Can you transcribe every line exactly and leave the pictures behind?

• • •

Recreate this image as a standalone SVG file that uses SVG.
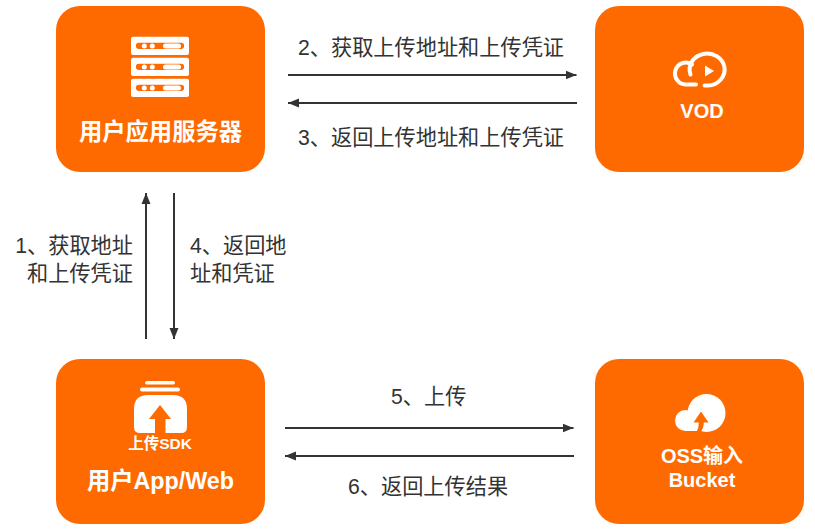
<svg xmlns="http://www.w3.org/2000/svg" width="815" height="532" viewBox="0 0 815 532">
<style>
.box{fill:#FF6A00}
.w{fill:#fff}
.o{fill:#FF6A00}
.t{font-family:"Liberation Sans","Noto Sans CJK SC",sans-serif}
.n{font-size:23.300px;font-weight:bold;fill:#fff;text-anchor:middle}
.l{font-size:21.200px;fill:#333}
.c{stroke:#333;stroke-width:2;fill:none;marker-end:url(#a)}
</style>
<defs>
<marker id="a" markerUnits="userSpaceOnUse" markerWidth="12" markerHeight="10" refX="11" refY="5" orient="auto"><path d="M0 0.5L11 5L0 9.500z" fill="#333"/></marker>
<path id="srv" fill-rule="evenodd" d="M133 0h54a2 2 0 0 1 2 2v14.300a2 2 0 0 1-2 2h-54a2 2 0 0 1-2-2V2a2 2 0 0 1 2-2zM139 6a2.500 2.500 0 0 0 0 6.300h42a3 3 0 0 0 0-6.300z"/>
</defs>
<rect width="815" height="532" fill="#fff"/>
<g id="connectors">
<path class="c" d="M288 75H576.500"/>
<path class="c" d="M577 103H288"/>
<path class="c" d="M146 339V193"/>
<path class="c" d="M174 193V339"/>
<path class="c" d="M285 428H573.500"/>
<path class="c" d="M574 456H285"/>
</g>
<g id="node-server">
<rect class="box" x="56" y="6" width="209" height="166" rx="24"/>
<g class="w">
<use href="#srv" y="36.700"/><use href="#srv" y="57.700"/><use href="#srv" y="78.700"/>
<circle cx="144.300" cy="46" r="2.500"/><circle cx="152.300" cy="46" r="2.500"/><rect x="163" y="43.500" width="18" height="5" rx="2.500"/>
<circle cx="144.300" cy="67" r="2.500"/><circle cx="152.300" cy="67" r="2.500"/><rect x="163" y="64.500" width="18" height="5" rx="2.500"/>
<circle cx="144.300" cy="88" r="2.500"/><circle cx="152.300" cy="88" r="2.500"/><rect x="163" y="85.500" width="18" height="5" rx="2.500"/>
</g>
<text class="t n" x="160.500" y="140">用户应用服务器</text>
</g>
<g id="node-vod">
<rect class="box" x="595" y="6" width="209" height="166" rx="24"/>
<path d="M696 84.500H686A10.800 11 0 1 1 692 64.500M690.500 74.500A17.500 16 0 1 1 708 85.500H704.500" fill="none" stroke="#fff" stroke-width="4" stroke-linecap="round"/>
<path class="w" d="M705 65.500V76.500L714 71z"/>
<text class="t n" x="702" y="118" style="font-size:20px">VOD</text>
</g>
<g id="node-app">
<rect class="box" x="56" y="359" width="209" height="165" rx="24"/>
<rect class="w" x="145" y="381" width="30" height="3.500" rx="1.700"/>
<rect class="w" x="140" y="387.500" width="40" height="4" rx="2"/>
<path class="w" d="M148 395H173Q187 395 187 409V427Q187 433 181 433H140Q134 433 134 427V409Q134 395 148 395z"/>
<path class="o" d="M160 405L171 419H165.500V433H155V419H149z"/>
<text class="t" x="160" y="449" text-anchor="middle" font-size="15.500" font-weight="bold" fill="#fff">上传SDK</text>
<text class="t n" x="160.500" y="489">用户App/Web</text>
</g>
<g id="node-oss">
<rect class="box" x="595" y="359" width="209" height="165" rx="24"/>
<circle class="w" cx="706.500" cy="413" r="19"/>
<circle class="w" cx="685.500" cy="420.500" r="10.500"/>
<path class="w" d="M685 424H712V431H685z"/>
<path class="o" d="M701 411.500L708.500 422.500H703.800Q703.800 428 700.500 432H696.500Q698.800 428 698.800 422.500H693.500z"/>
<text class="t n" x="702" y="463" style="font-size:20px">OSS输入</text>
<text class="t n" x="702" y="487" style="font-size:20px">Bucket</text>
</g>
<g id="labels">
<text class="t l" x="298" y="55">2、获取上传地址和上传凭证</text>
<text class="t l" x="298" y="145">3、返回上传地址和上传凭证</text>
<text class="t l" x="133" y="253" text-anchor="end">1、获取地址</text>
<text class="t l" x="133" y="281" text-anchor="end">和上传凭证</text>
<text class="t l" x="190" y="253">4、返回地</text>
<text class="t l" x="190" y="281">址和凭证</text>
<text class="t l" x="391" y="404">5、上传</text>
<text class="t l" x="348" y="494">6、返回上传结果</text>
</g>
</svg>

• • •

* **Task response**
Recreate this image as a standalone SVG file that uses SVG.
<svg xmlns="http://www.w3.org/2000/svg" width="815" height="532" viewBox="0 0 815 532">
<style>
.box{fill:#FF6A00}
.w{fill:#fff}
.o{fill:#FF6A00}
.t{font-family:"Liberation Sans","Noto Sans CJK SC",sans-serif}
.n{font-size:23.300px;font-weight:bold;fill:#fff;text-anchor:middle}
.l{font-size:21.200px;fill:#333}
.c{stroke:#333;stroke-width:2;fill:none;marker-end:url(#a)}
</style>
<defs>
<marker id="a" markerUnits="userSpaceOnUse" markerWidth="12" markerHeight="10" refX="11" refY="5" orient="auto"><path d="M0 0.5L11 5L0 9.500z" fill="#333"/></marker>
<path id="srv" fill-rule="evenodd" d="M133 0h54a2 2 0 0 1 2 2v14.300a2 2 0 0 1-2 2h-54a2 2 0 0 1-2-2V2a2 2 0 0 1 2-2zM139 6a2.500 2.500 0 0 0 0 6.300h42a3 3 0 0 0 0-6.300z"/>
</defs>
<rect width="815" height="532" fill="#fff"/>
<g id="connectors">
<path class="c" d="M288 75H576.500"/>
<path class="c" d="M577 103H288"/>
<path class="c" d="M146 339V193"/>
<path class="c" d="M174 193V339"/>
<path class="c" d="M285 428H573.500"/>
<path class="c" d="M574 456H285"/>
</g>
<g id="node-server">
<rect class="box" x="56" y="6" width="209" height="166" rx="24"/>
<g class="w">
<use href="#srv" y="36.700"/><use href="#srv" y="57.700"/><use href="#srv" y="78.700"/>
<circle cx="144.300" cy="46" r="2.500"/><circle cx="152.300" cy="46" r="2.500"/><rect x="163" y="43.500" width="18" height="5" rx="2.500"/>
<circle cx="144.300" cy="67" r="2.500"/><circle cx="152.300" cy="67" r="2.500"/><rect x="163" y="64.500" width="18" height="5" rx="2.500"/>
<circle cx="144.300" cy="88" r="2.500"/><circle cx="152.300" cy="88" r="2.500"/><rect x="163" y="85.500" width="18" height="5" rx="2.500"/>
</g>
<text class="t n" x="160.500" y="140">用户应用服务器</text>
</g>
<g id="node-vod">
<rect class="box" x="595" y="6" width="209" height="166" rx="24"/>
<path d="M696 84.500H686A10.800 11 0 1 1 692 64.500M690.500 74.500A17.500 16 0 1 1 708 85.500H704.500" fill="none" stroke="#fff" stroke-width="4" stroke-linecap="round"/>
<path class="w" d="M705 65.500V76.500L714 71z"/>
<text class="t n" x="702" y="118" style="font-size:20px">VOD</text>
</g>
<g id="node-app">
<rect class="box" x="56" y="359" width="209" height="165" rx="24"/>
<rect class="w" x="145" y="381" width="30" height="3.500" rx="1.700"/>
<rect class="w" x="140" y="387.500" width="40" height="4" rx="2"/>
<path class="w" d="M148 395H173Q187 395 187 409V427Q187 433 181 433H140Q134 433 134 427V409Q134 395 148 395z"/>
<path class="o" d="M160 405L171 419H165.500V433H155V419H149z"/>
<text class="t" x="160" y="449" text-anchor="middle" font-size="15.500" font-weight="bold" fill="#fff">上传SDK</text>
<text class="t n" x="160.500" y="489">用户App/Web</text>
</g>
<g id="node-oss">
<rect class="box" x="595" y="359" width="209" height="165" rx="24"/>
<circle class="w" cx="706.500" cy="413" r="19"/>
<circle class="w" cx="685.500" cy="420.500" r="10.500"/>
<path class="w" d="M685 424H712V431H685z"/>
<path class="o" d="M701 411.500L708.500 422.500H703.800Q703.800 428 700.500 432H696.500Q698.800 428 698.800 422.500H693.500z"/>
<text class="t n" x="702" y="463" style="font-size:20px">OSS输入</text>
<text class="t n" x="702" y="487" style="font-size:20px">Bucket</text>
</g>
<g id="labels">
<text class="t l" x="298" y="55">2、获取上传地址和上传凭证</text>
<text class="t l" x="298" y="145">3、返回上传地址和上传凭证</text>
<text class="t l" x="133" y="253" text-anchor="end">1、获取地址</text>
<text class="t l" x="133" y="281" text-anchor="end">和上传凭证</text>
<text class="t l" x="190" y="253">4、返回地</text>
<text class="t l" x="190" y="281">址和凭证</text>
<text class="t l" x="391" y="404">5、上传</text>
<text class="t l" x="348" y="494">6、返回上传结果</text>
</g>
</svg>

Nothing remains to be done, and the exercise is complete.